The Commission's decision to create a Digital Single Market (to remove virtual borders, boost digital connectivity, and make it easier for consumers to access cross-border online content) is therefore a welcome move. But what does it mean for SMEs in practice? How will this affect their day-to-day running? And, given the lessons learnt from previous rapid changes, how do we make an "inclusive" success of the Digital Single Market?
In hearings that the EESC held in a few countries (Belgium, Germany, Portugal and Romania) selected in respect of the 2019 Digital Economy and Society Index (DESI), it noted that many European SMEs, in particular micro- and small enterprises (93% of businesses in Europe) have been slow to adopt digital solutions. Those that have taken the plunge told the EESC that they faced a number of barriers hampering their operations.
- recommends that every effort be made to remove the main barrier, which is the lack of comprehensive high-quality broadband coverage across Europe.
- proposes that schools offer compulsory courses in digital technologies and that SMEs be able to access training in these tools.
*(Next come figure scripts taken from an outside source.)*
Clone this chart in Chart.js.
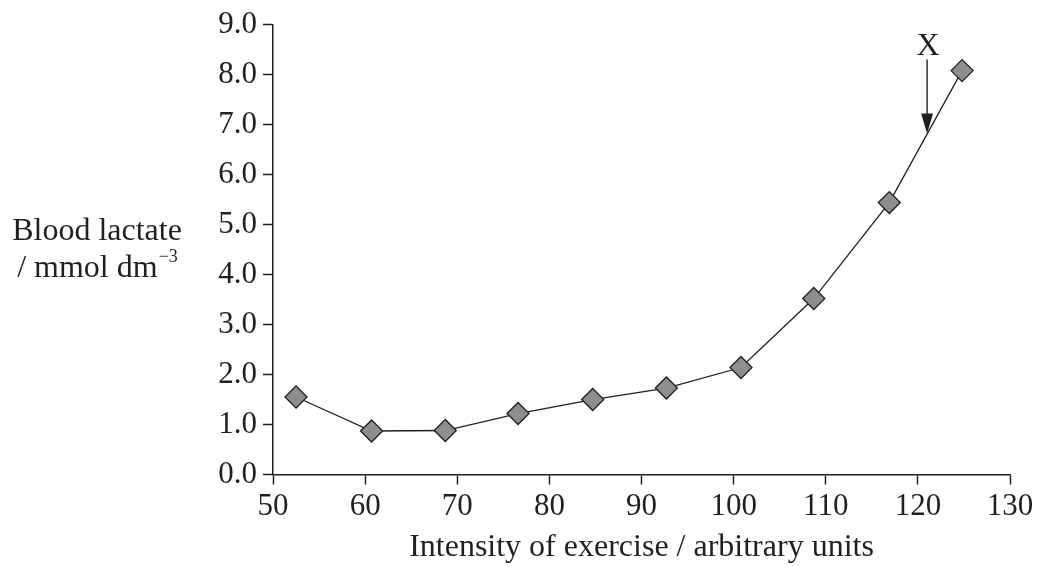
<!DOCTYPE html>
<html>
<head>
<meta charset="utf-8">
<script src="https://cdn.jsdelivr.net/npm/chart.js@4.4.0/dist/chart.umd.min.js"></script>
<style>
  html, body { margin: 0; padding: 0; background: #fff; }
  #wrap { width: 1038px; height: 567px; }
</style>
</head>
<body>
<div id="wrap"><canvas id="lactate"></canvas></div>
<script>
// data
const intensity = [52.5, 60.7, 68.7, 76.6, 84.7, 92.7, 100.8, 108.7, 116.9, 124.8];
const lactate = [1.55, 0.87, 0.88, 1.22, 1.50, 1.73, 2.14, 3.52, 5.44, 8.08];
const xTitle = 'Intensity of exercise / arbitrary units';
const yTitleLines = ['Blood lactate', '/ mmol dm'];
const ySup = '\u22123';
// arrow marked X (data units)
const arrowLabel = 'X';
const arrowAt = 121;
const arrowTop = 8.3;
const arrowTip = 6.82;

const ink = '#231f20';
const serif = '"Liberation Serif", "Times New Roman", serif';

// y axis title and arrow
const extras = {
    id: 'extras',
    afterDraw(chart) {
        const c = chart.ctx;
        const xs = chart.scales.x, ys = chart.scales.y;
        c.save();
        c.fillStyle = ink;
        c.strokeStyle = ink;

        // left title, horizontal
        c.font = '32px ' + serif;
        c.textAlign = 'center';
        c.textBaseline = 'alphabetic';
        c.fillText(yTitleLines[0], 97, 240);
        let w1 = c.measureText(yTitleLines[1]).width;
        c.font = '18px ' + serif;
        let w2 = c.measureText(ySup).width;
        let sx = 97 - (w1 + w2) / 2;
        c.font = '32px ' + serif;
        c.textAlign = 'left';
        c.fillText(yTitleLines[1], sx, 277);
        c.font = '18px ' + serif;
        c.fillText(ySup, sx + w1 + 1, 262);

        // arrow
        const ax = xs.getPixelForValue(arrowAt);
        const y0 = ys.getPixelForValue(arrowTop);
        const y1 = ys.getPixelForValue(arrowTip);
        c.lineWidth = 1.4;
        c.beginPath();
        c.moveTo(ax, y0);
        c.lineTo(ax, y1 - 18);
        c.stroke();
        c.beginPath();
        c.moveTo(ax - 6, y1 - 20);
        c.lineTo(ax + 6, y1 - 20);
        c.lineTo(ax, y1);
        c.closePath();
        c.fill();

        c.font = '32px ' + serif;
        c.textAlign = 'center';
        c.textBaseline = 'alphabetic';
        c.fillText(arrowLabel, ax + 1, y0 - 5);
        c.restore();
    }
};

const ctx = document.getElementById('lactate');
new Chart(ctx, {
    type: 'line',
    data: {
        datasets: [{
            data: intensity.map((v, i) => ({ x: v, y: lactate[i] })),
            borderColor: ink,
            borderWidth: 1.3,
            backgroundColor: '#8e8e90',
            pointStyle: 'rectRot',
            pointRadius: 11,
            pointBorderWidth: 1.3,
            pointBorderColor: ink,
            pointBackgroundColor: '#8e8e90',
            tension: 0,
            fill: false
        }]
    },
    options: {
        responsive: true,
        maintainAspectRatio: false,
        animation: false,
        layout: { padding: { left: 193, right: 28, top: 20, bottom: 0 } },
        plugins: {
            legend: { display: false },
            tooltip: { enabled: false }
        },
        scales: {
            x: {
                type: 'linear',
                min: 50,
                max: 130,
                ticks: {
                    stepSize: 10,
                    color: ink,
                    padding: 4,
                    font: { family: serif, size: 31 },
                    maxRotation: 0
                },
                grid: {
                    drawOnChartArea: false,
                    tickLength: 10,
                    tickColor: ink,
                    tickWidth: 1.5
                },
                border: { color: ink, width: 1.5 },
                title: {
                    display: true,
                    text: xTitle,
                    color: ink,
                    font: { family: serif, size: 32 },
                    padding: { top: 2, bottom: 0 }
                },
                afterFit(scale) { scale.height = 92.5; }
            },
            y: {
                min: 0,
                max: 9,
                ticks: {
                    stepSize: 1,
                    color: ink,
                    padding: 6,
                    font: { family: serif, size: 31 },
                    callback: v => v.toFixed(1)
                },
                grid: {
                    drawOnChartArea: false,
                    tickLength: 10,
                    tickColor: ink,
                    tickWidth: 1.5
                },
                border: { color: ink, width: 1.5 },
                afterFit(scale) { scale.width = 80; }
            }
        }
    },
    plugins: [extras]
});
</script>
</body>
</html>
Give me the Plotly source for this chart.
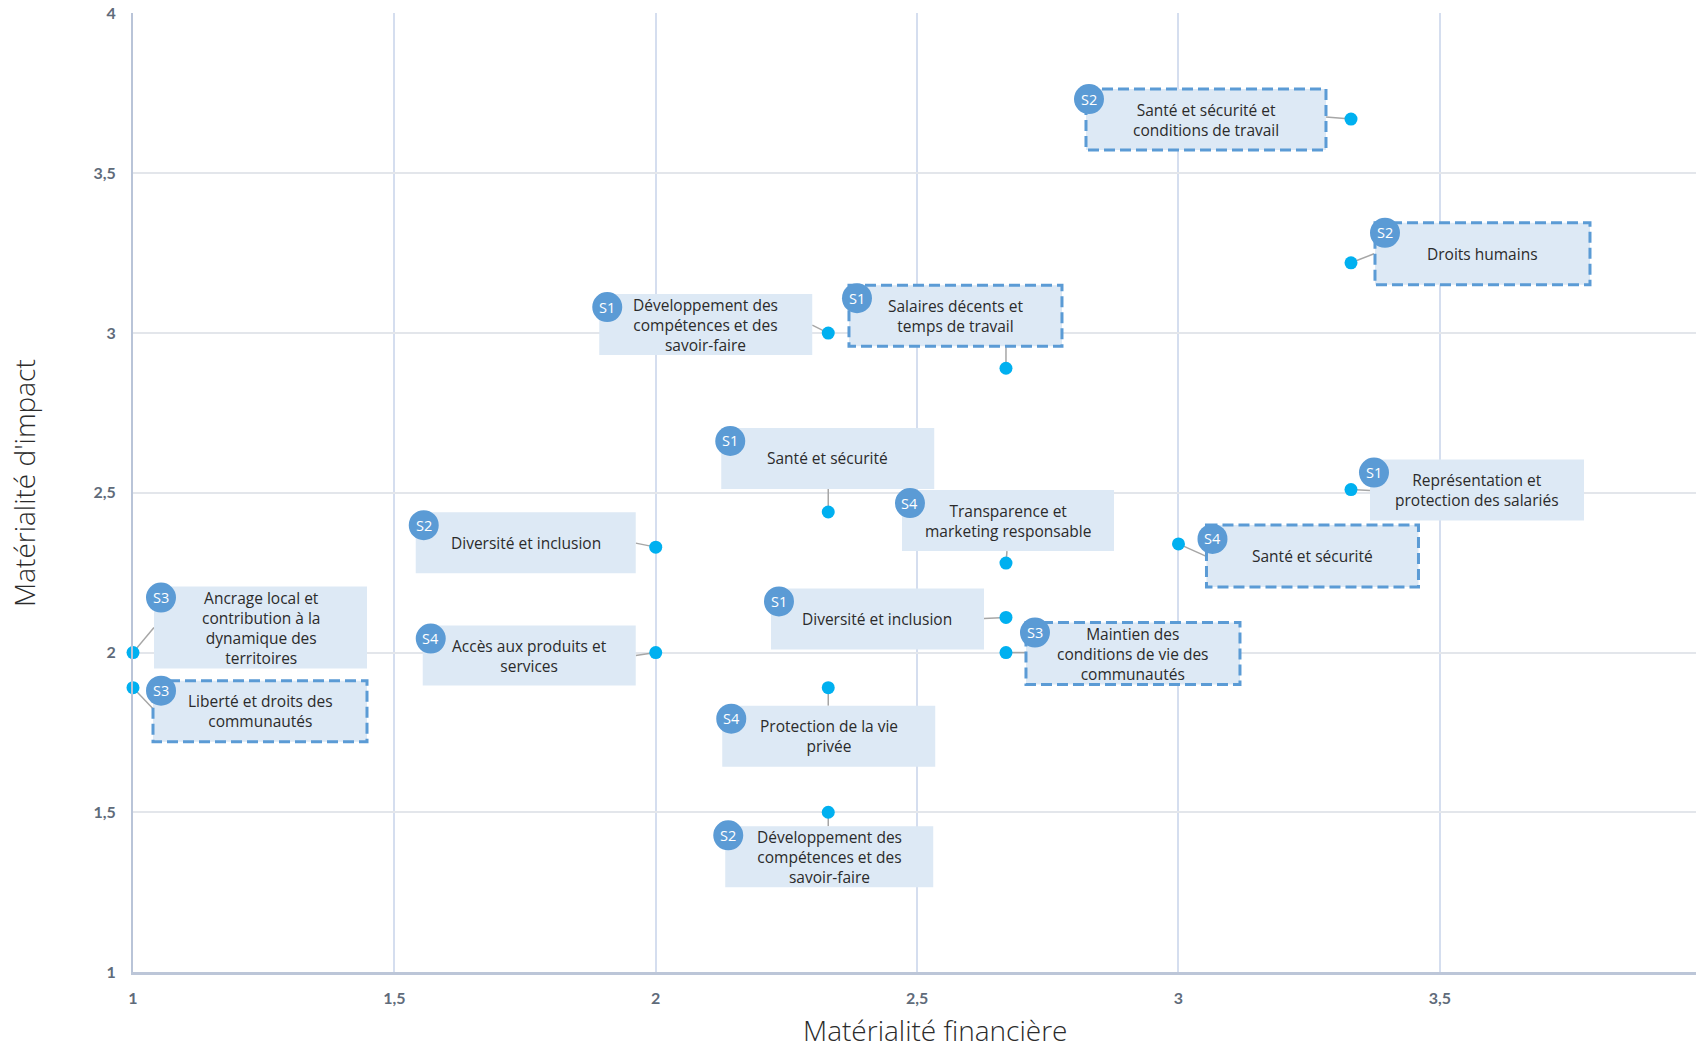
import plotly.graph_objects as go

# ---------------- data ----------------
topics = [
    "Santé et sécurité et<br>conditions de travail",
    "Droits humains",
    "Développement des<br>compétences et des<br>savoir-faire",
    "Salaires décents et<br>temps de travail",
    "Santé et sécurité",
    "Représentation et<br>protection des salariés",
    "Diversité et inclusion",
    "Transparence et<br>marketing responsable",
    "Santé et sécurité",
    "Ancrage local et<br>contribution à la<br>dynamique des<br>territoires",
    "Liberté et droits des<br>communautés",
    "Accès aux produits et<br>services",
    "Diversité et inclusion",
    "Maintien des<br>conditions de vie des<br>communautés",
    "Protection de la vie<br>privée",
    "Développement des<br>compétences et des<br>savoir-faire",
]
pillars = ["S2", "S2", "S1", "S1", "S1", "S1", "S2", "S4",
           "S4", "S3", "S3", "S4", "S1", "S3", "S4", "S2"]
financial = [3.33, 3.33, 2.33, 2.67, 2.33, 3.33, 2.00, 2.67,
             3.00, 1.00, 1.00, 2.00, 2.67, 2.67, 2.33, 2.33]
impact = [3.67, 3.22, 3.00, 2.89, 2.44, 2.51, 2.33, 2.28,
          2.34, 2.00, 1.89, 2.00, 2.11, 2.00, 1.89, 1.50]
highlighted = [True, True, False, True, False, False, False, False,
               True, False, True, False, False, True, False, False]

x_tickvals = [1, 1.5, 2, 2.5, 3, 3.5]
x_ticktext = ["1", "1,5", "2", "2,5", "3", "3,5"]
y_tickvals = [1, 1.5, 2, 2.5, 3, 3.5, 4]
y_ticktext = ["1", "1,5", "2", "2,5", "3", "3,5", "4"]
x_title = "Matérialité financière"
y_title = "Matérialité d'impact"

# ------------- label placement (pixel offsets from each point, y downward) -------------
# box: left, right, top, bottom ; leader end (ex, ey) ; badge centre (bx, by)
placement = [
    (-265, -25, -30, 31, -25, -2, -262, -20),
    (24, 239, -40, 22, 23, -9, 34, -30),
    (-229, -16, -39, 22, -16, -8, -221, -26),
    (-157, 56, -83, -22, 0, -22, -149, -70),
    (-107, 106, -84, -23, 0, -23, -98, -71),
    (19, 233, -30, 31, 19, 1, 23, -17),
    (-240, -20, -35, 26, -20, -4, -232, -22),
    (-104, 108, -73, -12, 1, -12, -96, -60),
    (28, 240, -19, 43, 29, 13, 34, -5),
    (21, 234, -66, 16, 21, -25, 28, -55),
    (20, 234, -7, 54, 21, 22, 28, 3),
    (-233, -20, -27, 33, -20, 3, -225, -14),
    (-235, -22, -29, 32, -22, 1, -227, -16),
    (20, 234, -30, 32, 20, 0, 29, -20),
    (-106, 107, 18, 79, 0, 18, -97, 31),
    (-103, 105, 14, 75, 0, 14, -100, 23),
]

BOX_FILL = "#dde9f5"
ACCENT = "#5b9bd5"
POINT = "#00b0f0"
TEXT = "#2b2b2b"
FONT = "Open Sans"
TICK_FONT = "Lato"

fig = go.Figure()
fig.add_trace(go.Scatter(
    x=financial, y=impact, mode="markers",
    marker=dict(size=13, color=POINT),
    hovertext=[t.replace("<br>", " ") for t in topics], hoverinfo="text",
    cliponaxis=False,
))

shapes = []
badges = []
annotations = []
for i in range(len(topics)):
    l, r, t, b, ex, ey, bx, by = placement[i]
    common = dict(xref="x", yref="y", xsizemode="pixel", ysizemode="pixel",
                  xanchor=financial[i], yanchor=impact[i], layer="between")
    shapes.append(dict(type="line", x0=ex, y0=-ey, x1=0, y1=0,
                       line=dict(color="#a6a6a6", width=1.5), **common))
    if highlighted[i]:
        line = dict(color=ACCENT, width=3, dash="11px,5px")
    else:
        line = dict(color="rgba(0,0,0,0)", width=0)
    shapes.append(dict(type="rect", x0=l, x1=r, y0=-t, y1=-b,
                       fillcolor=BOX_FILL, line=line, **common))
    badges.append(dict(type="circle", x0=bx - 15, x1=bx + 15, y0=-(by - 15), y1=-(by + 15),
                       fillcolor=ACCENT, line=dict(width=0), **common))
    annotations.append(dict(
        x=financial[i], y=impact[i], xref="x", yref="y",
        xshift=(l + r) / 2, yshift=-(t + b) / 2,
        text=topics[i], showarrow=False, align="center",
        xanchor="center", yanchor="middle",
        font=dict(family=FONT, size=15.5, color=TEXT),
    ))
    annotations.append(dict(
        x=financial[i], y=impact[i], xref="x", yref="y",
        xshift=bx, yshift=-by, text=pillars[i], showarrow=False,
        xanchor="center", yanchor="middle",
        font=dict(family=FONT, size=14.5, color="white"),
    ))

# axis titles
annotations.append(dict(
    text=x_title, xref="paper", yref="paper", x=0.513, y=-0.0608,
    xanchor="center", yanchor="middle", showarrow=False,
    font=dict(family=FONT, size=28, color=TEXT, weight=300),
))
annotations.append(dict(
    text=y_title, xref="paper", yref="paper", x=-0.0697, y=0.51,
    xanchor="center", yanchor="middle", showarrow=False, textangle=-90,
    font=dict(family=FONT, size=28, color=TEXT, weight=300),
))

fig.update_layout(
    width=1696, height=1050,
    margin=dict(l=133, r=0, t=13, b=78, autoexpand=False),
    paper_bgcolor="white", plot_bgcolor="white",
    showlegend=False,
    shapes=shapes + badges,
    annotations=annotations,
    font=dict(family=FONT, color=TEXT),
    xaxis=dict(
        range=[1, 3.99], tickmode="array", tickvals=x_tickvals, ticktext=x_ticktext,
        showgrid=True, gridcolor="#d5deef", gridwidth=1.5,
        showline=True, linecolor="#bcc6d8", linewidth=2.5, zeroline=False,
        ticks="", ticklabelstandoff=10, ticklabeloverflow="allow", automargin=False,
        tickfont=dict(family=TICK_FONT, size=16, color="#5f6b7a", weight="bold"),
    ),
    yaxis=dict(
        range=[1, 4.002], tickmode="array", tickvals=y_tickvals, ticktext=y_ticktext,
        showgrid=True, gridcolor="#e3e6eb", gridwidth=2,
        showline=True, linecolor="#b9c4d8", linewidth=2, zeroline=False,
        ticks="", ticklabelstandoff=12, ticklabeloverflow="allow", automargin=False,
        tickfont=dict(family=TICK_FONT, size=16, color="#5f6b7a", weight="bold"),
    ),
)

fig.write_html("out.html", config={"displayModeBar": False},
               post_script="document.body.style.margin='0';")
In addition, appropriate and affordable continuing training for the self-employed, SME managers and their employees needs to be further supported and promoted.
- calls for tax harmonisation in this field, as ensuring fair competition between SMEs and large companies is essential for the proper functioning of the internal market.
- considers that SMEs' access to financing is a priority in order to support the investments that these businesses make to adapt to the digital transformation of society, trade and consumption patterns and to the internationalisation of trade.